By the time they return, the two astronauts will have been in outer space for the last eight months. They expected to be gone just a week when they signed up for what was Boeing’s first astronaut flight, which launched in June.
NASA ultimately concluded that a return flight on the Boeing craft would be far too risky after a series of mechanical failures.
On Saturday, Williams and Whitmore watched the launch of the dragon capsule via a live link sent to the space station, prompting a cheer of “Go Dragon!” from Williams, NASA deputy program manager Dina Contella said.
Rookie NASA astronaut Zena Cardman and veteran space flier Stephanie Wilson were pulled from the flight after the space agency decided to go with SpaceX for the rescue mission. “Every crewed launch that I have ever watched has really brought me a lot of emotion. This one today was especially unique,” Hardman said after watching the launch, per the AP.
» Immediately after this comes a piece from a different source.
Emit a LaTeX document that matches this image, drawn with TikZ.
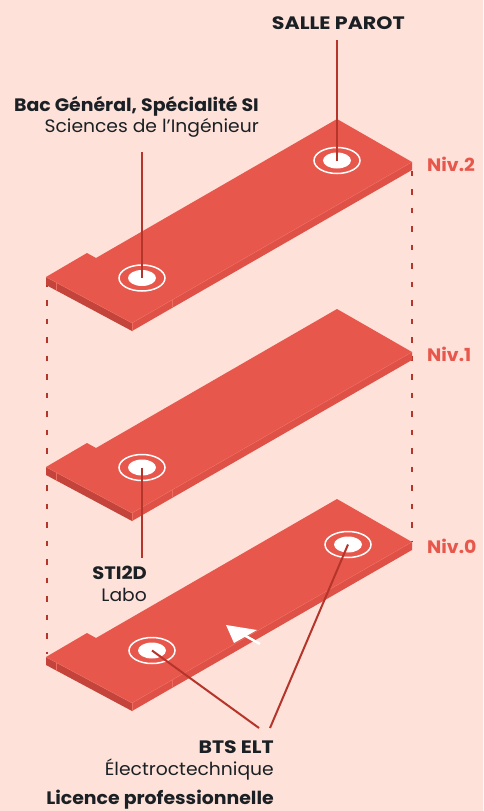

“It was hard not to watch that rocket lift off without thinking, ‘That’s my rocket and that’s my crew.’ ”
SpaceX has emerged as NASA’s main partner in the agency’s commercial crew program, which was established more than a decade ago. SpaceX beat Boeing in delivering astronauts to the space station in 2020, and it is now up to 10 crew flights for NASA, the AP noted.
The Starliner disaster represents a major step-back for Boeing, whose space program was already delayed by multiple years and hundreds of millions of dollars over budget. The Starliner that left Wilmore and Williams in space landed without any issues in the New Mexico desert on September 6, and has since returned to Kennedy Space Center.